Member of the National Assembly of Pakistan
- In office 2008 – 31 May 2018
- Constituency: NA-166 (Pakpattan-III)

Personal details
- Born: 16 October 1954 Sahiwal, Pakistan
- Died: 30 August 2022 (aged 67)
- Party: Pakistan Muslim League (N)
- Children: Rana Iradat Sharif Khan

= Rana Zahid Hussain =

Pakistani politician

Rana Zahid Hussain Khan (16 October 1954 – 30 August 2022) was a Pakistani politician who served as a member of the National Assembly of Pakistan from 2008 to May 2018.

==Early life and education==
He was born on 16 October 1954 in Sahiwal.

He submitted two graduation degrees to the Election Commission of Pakistan, one from the University of the Punjab and the other of the University of Balochistan. The authenticity of both degree was challenged in the Lahore High Court. He was also accused of tampering with his Intermediate certificate.

==Political career==
He ran for the seat of the National Assembly of Pakistan as a candidate of Pakistan Muslim League (N) (PML-N) from Constituency NA-166 (Pakpattan-III) in the 2002 Pakistani general election but was unsuccessful. He received 56,712 votes and lost the seat to Junaid Mumtaz Joya, a candidate of Pakistan Muslim League (Q) (PML-Q).

He was elected to the National Assembly as a candidate of PML-N from Constituency NA-166 (Pakpattan-III) in the 2008 Pakistani general election.

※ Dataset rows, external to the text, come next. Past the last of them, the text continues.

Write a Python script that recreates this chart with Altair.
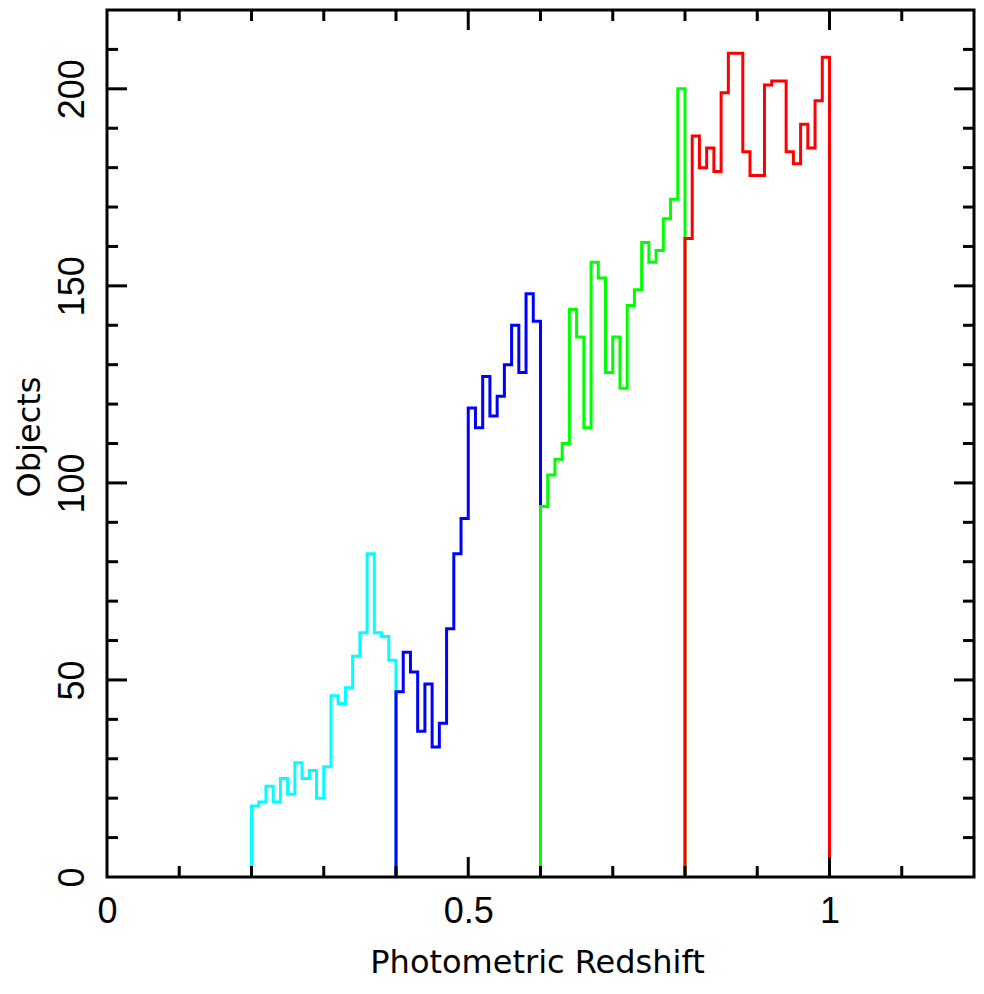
import altair as alt
import pandas as pd

# ---- data ----
BIN_WIDTH = 0.01
series_starts = [0.20, 0.40, 0.60, 0.80]
cyan_counts = [18, 19, 23, 19, 25, 21, 29, 25, 27, 20, 28, 46, 44, 48, 56, 62, 82, 62, 61, 55]
blue_counts = [47, 57, 52, 37, 49, 33, 39, 63, 82, 91, 119, 114, 127, 117, 122, 130, 140, 128, 148, 141]
green_counts = [94, 102, 106, 110, 144, 137, 114, 156, 152, 128, 137, 124, 145, 149, 161, 156, 159, 167, 172, 200]
red_counts = [162, 188, 180, 185, 179, 199, 209, 209, 184, 178, 178, 201, 202, 202, 184, 181, 191, 185, 197, 208]
series_counts = [cyan_counts, blue_counts, green_counts, red_counts]
series_colors = ["#00ffff", "#0000ff", "#00ff00", "#ff0000"]

x_label_values = [0, 0.5, 1]
y_label_values = [0, 50, 100, 150, 200]
x_major_ticks = [0.5, 1.0]
x_minor_ticks = [0.1, 0.2, 0.3, 0.4, 0.6, 0.7, 0.8, 0.9, 1.1]
y_major_ticks = [50, 100, 150, 200]
y_minor_ticks = [10, 20, 30, 40, 60, 70, 80, 90, 110, 120, 130, 140, 160, 170, 180, 190, 210]

W, H = 867, 867
MAJOR_LEN, MINOR_LEN = 20, 11

xs = alt.Scale(domain=[0, 1.2], nice=False, zero=False)
ys = alt.Scale(domain=[0, 220], nice=False, zero=False)

label_common = dict(
    grid=False, ticks=False, tickSize=0, domain=False,
    labelFont="Liberation Sans", labelFontSize=36, labelColor="black",
    labelFlush=False, labelOverlap=False,
    titleFont="DejaVu Sans", titleFontSize=32, titleFontWeight="normal",
    titleColor="black",
)
xa = alt.Axis(values=x_label_values, format="~g", title="Photometric Redshift",
              labelPadding=45, labelBaseline="alphabetic", labelAlign="center",
              titleX=430, titleY=95, titleAlign="center", titleBaseline="alphabetic",
              **label_common)
ya = alt.Axis(values=y_label_values, format="d", title="Objects",
              labelAngle=270, labelAlign="center", labelBaseline="alphabetic", labelPadding=24,
              titleAngle=270, titleX=-68, titleY=426.5, titleAlign="center",
              titleBaseline="alphabetic",
              **label_common)


def step_table(start, counts):
    rows = [{"z": start, "n": 0, "k": 0}]
    for i, c in enumerate(counts):
        rows.append({"z": round(start + i * BIN_WIDTH, 4), "n": c, "k": i + 1})
    end = round(start + len(counts) * BIN_WIDTH, 4)
    rows.append({"z": end, "n": counts[-1], "k": len(counts) + 1})
    rows.append({"z": end, "n": 0, "k": len(counts) + 2})
    return pd.DataFrame(rows)


layers = []
for start, counts, col in zip(series_starts, series_counts, series_colors):
    layers.append(
        alt.Chart(step_table(start, counts))
        .mark_line(interpolate="step-after", strokeWidth=3, strokeJoin="miter",
                   strokeCap="butt", color=col)
        .encode(x=alt.X("z:Q", scale=xs, axis=xa),
                y=alt.Y("n:Q", scale=ys, axis=ya),
                order="k:Q")
    )

rule_kw = dict(color="black", strokeWidth=3, strokeCap="butt")
for ticks, ln in [(x_major_ticks, MAJOR_LEN), (x_minor_ticks, MINOR_LEN)]:
    df = pd.DataFrame({"t": ticks})
    layers.append(alt.Chart(df).mark_rule(**rule_kw).encode(
        x=alt.X("t:Q", scale=xs, axis=xa), y=alt.value(H), y2=alt.value(H - ln)))
    layers.append(alt.Chart(df).mark_rule(**rule_kw).encode(
        x=alt.X("t:Q", scale=xs, axis=xa), y=alt.value(0), y2=alt.value(ln)))
for ticks, ln in [(y_major_ticks, MAJOR_LEN), (y_minor_ticks, MINOR_LEN)]:
    df = pd.DataFrame({"t": ticks})
    layers.append(alt.Chart(df).mark_rule(**rule_kw).encode(
        y=alt.Y("t:Q", scale=ys, axis=ya), x=alt.value(0), x2=alt.value(ln)))
    layers.append(alt.Chart(df).mark_rule(**rule_kw).encode(
        y=alt.Y("t:Q", scale=ys, axis=ya), x=alt.value(W), x2=alt.value(W - ln)))

chart = (
    alt.layer(*layers)
    .properties(width=W, height=H, autosize="none",
                padding={"left": 99, "top": 2, "right": 2, "bottom": 103},
                background="white")
    .configure_view(stroke="black", strokeWidth=3)
)

chart.save("out.html", embed_options={"renderer": "svg", "actions": False})
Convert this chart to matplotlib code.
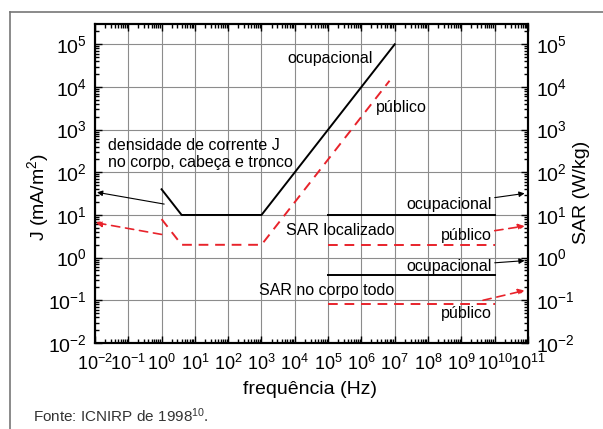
import numpy as np
import matplotlib.pyplot as plt
from matplotlib import font_manager
from matplotlib.lines import Line2D
from matplotlib.ticker import LogLocator, LogFormatterSciNotation, NullFormatter

names = {f.name for f in font_manager.fontManager.ttflist}
narrow = 'Liberation Sans Narrow' if 'Liberation Sans Narrow' in names else 'Liberation Sans'
print(narrow)
plt.rcParams['font.family'] = ['Liberation Sans', 'DejaVu Sans']
plt.rcParams['mathtext.default'] = 'regular'

# J limits (mA/m2)
j_ocup_f = [1, 4, 1e3, 1e7]
j_ocup_v = [40, 10, 10, 1e5]
j_pub_f = [1, 4, 1e3, 7e6]
j_pub_v = [8, 2, 2, 1.4e4]

# SAR limits (W/kg)
sar_f = [1e5, 1e10]
sar_loc_ocup = [10, 10]
sar_loc_pub = [2, 2]
sar_corpo_ocup = [0.4, 0.4]
sar_corpo_pub = [0.08, 0.08]

red = '#e8232b'

fig = plt.figure(figsize=(6.03, 4.29), dpi=100)
ax = fig.add_axes([0.1575, 0.2005, 0.718, 0.7436])

ax.plot(j_ocup_f, j_ocup_v, color='black', lw=1.4)
ax.plot(j_pub_f, j_pub_v, color=red, lw=1.4, dashes=(5, 3.5))
ax.plot(sar_f, sar_loc_ocup, color='black', lw=1.4)
ax.plot(sar_f, sar_loc_pub, color=red, lw=1.4, dashes=(5, 3.5))
ax.plot(sar_f, sar_corpo_ocup, color='black', lw=1.4)
ax.plot(sar_f, sar_corpo_pub, color=red, lw=1.4, dashes=(5, 3.5))

ax.set_xscale('log')
ax.set_yscale('log')
ax.set_xlim(1e-2, 1e11)
ax.set_ylim(1e-2, 10**5.476)

ax.grid(True, which='major', color='#8c8c8c', lw=0.8)
ax.set_axisbelow(True)
for s in ax.spines.values():
    s.set_linewidth(1.5)

ax.xaxis.set_major_locator(LogLocator(base=10, numticks=20))
ax.xaxis.set_minor_locator(LogLocator(base=10, subs=np.arange(2, 10), numticks=20))
ax.xaxis.set_minor_formatter(NullFormatter())
ax.yaxis.set_major_locator(LogLocator(base=10, numticks=20))
ax.yaxis.set_minor_locator(LogLocator(base=10, subs=np.arange(2, 10), numticks=20))
ax.yaxis.set_minor_formatter(NullFormatter())
ax.tick_params(which='both', direction='in', top=True, right=True, width=1)
ax.tick_params(which='major', length=5)
ax.tick_params(which='minor', length=3)
ax.tick_params(axis='x', which='major', pad=8)
ax.tick_params(axis='y', which='major', pad=6)
for lab in ax.get_xticklabels():
    lab.set_fontsize(13)
    lab.set_family([narrow, 'DejaVu Sans'])
for lab in ax.get_yticklabels():
    lab.set_fontsize(14)
    lab.set_family([narrow, 'DejaVu Sans'])

ax2 = ax.twinx()
ax2.set_yscale('log')
ax2.set_ylim(ax.get_ylim())
ax2.yaxis.set_major_locator(LogLocator(base=10, numticks=20))
ax2.yaxis.set_minor_locator(LogLocator(base=10, subs=np.arange(2, 10), numticks=20))
ax2.yaxis.set_minor_formatter(NullFormatter())
ax2.tick_params(which='both', direction='in', width=1)
ax2.tick_params(which='major', length=5, pad=6)
ax2.tick_params(which='minor', length=3)
for s in ax2.spines.values():
    s.set_linewidth(1.5)
for lab in ax2.get_yticklabels():
    lab.set_fontsize(14)
    lab.set_family([narrow, 'DejaVu Sans'])

fs = 11.5
ax.text(10**3.77, 10**4.66, 'ocupacional', fontsize=fs, ha='left', va='center')
ax.text(10**6.44, 10**3.53, 'público', fontsize=fs, ha='left', va='center')
ax.text(10**-1.61, 10**2.43, 'densidade de corrente J\nno corpo, cabeça e tronco',
        fontsize=fs, ha='left', va='center', linespacing=1.15)
ax.text(10**7.0, 10**0.625, 'SAR localizado', fontsize=fs, ha='right', va='center')
ax.text(10**7.0, 10**-0.775, 'SAR no corpo todo', fontsize=fs, ha='right', va='center')
ax.text(10**9.92, 10**-1.32, 'público', fontsize=fs, ha='right', va='center')

arrow_k = dict(arrowstyle='-|>', color='black', lw=0.8, mutation_scale=8, shrinkA=0, shrinkB=0)
arrow_r = dict(arrowstyle='-|>', color=red, lw=1.2, ls=(0, (5, 3.5)), mutation_scale=9,
               shrinkA=0, shrinkB=0)

ax.annotate('', xy=(0.0115, 34), xytext=(1.2, 18), arrowprops=arrow_k)
ax.annotate('', xy=(0.0105, 6.6), xytext=(1, 3.5), arrowprops=arrow_r)
ax.annotate('ocupacional', xy=(10**10.9, 32), xytext=(10**9.92, 10**1.257),
            fontsize=fs, ha='right', va='center', arrowprops=arrow_k)
ax.annotate('público', xy=(10**10.9, 5.5), xytext=(10**9.92, 10**0.53),
            fontsize=fs, ha='right', va='center', arrowprops=arrow_r)
ax.annotate('', xy=(10**10.9, 10**0.42), xytext=(10**9.6, 10**0.4), arrowprops=arrow_r) if False else None
ax.annotate('ocupacional', xy=(10**10.9, 0.85), xytext=(10**9.92, 10**-0.197),
            fontsize=fs, ha='right', va='center', arrowprops=arrow_k)
ax.annotate('', xy=(10**10.9, 0.17), xytext=(10**9.65, 0.1), arrowprops=arrow_r)

fig.text(310 / 603, 1 - 390 / 429, 'frequência (Hz)', fontsize=14, ha='center', va='center')
fig.text(38 / 603, 1 - 197 / 429, 'J (mA/m$^2$)', fontsize=14, ha='center', va='center',
         rotation=90)
fig.text(582 / 603, 1 - 192 / 429, 'SAR (W/kg)', fontsize=14, ha='center', va='center',
         rotation=90)
fig.text(33 / 603, 1 - 416 / 429, 'Fonte: ICNIRP de 1998$^{10}$.', fontsize=11,
         ha='left', va='center', color='#333333', family=[narrow, 'DejaVu Sans'])

# outer frame (top and left edges)
fig.add_artist(Line2D([10 / 603, 10 / 603], [0, 1 - 12 / 429], transform=fig.transFigure,
                      color='#777777', lw=1.2))
fig.add_artist(Line2D([10 / 603, 1], [1 - 12 / 429, 1 - 12 / 429], transform=fig.transFigure,
                      color='#777777', lw=1.2))

fig.savefig('out.png', dpi=100)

He received 66,418 votes and defeated Junaid Mumtaz Joya, a candidate of PML-Q.

In December 2010, a court issued non-bailable arrest warrant for Hussain in an alleged fraud and forgery case with a local farmer.

He was re-elected to the National Assembly as a candidate of PML-N from Constituency NA-166 (Pakpattan-III) in the 2013 Pakistani general election. He received 87,209 votes and defeated Mian Muhammad Amjad Joyia, a candidate of Pakistan Tehreek-e-Insaf (PTI).

In June 2018, he was allocated PML-N ticket to contest the 2018 general election from Constituency NA-146 (Pakpattan-II). However he was disqualified by the Lahore High Court to contest the election for life after a case was filed against him for possessing fake degree.

==Personal life==
Hussain's son, Rana Iradat Sharif Khan, is also a member of the National Assembly who succeeded him in his constituency following his death.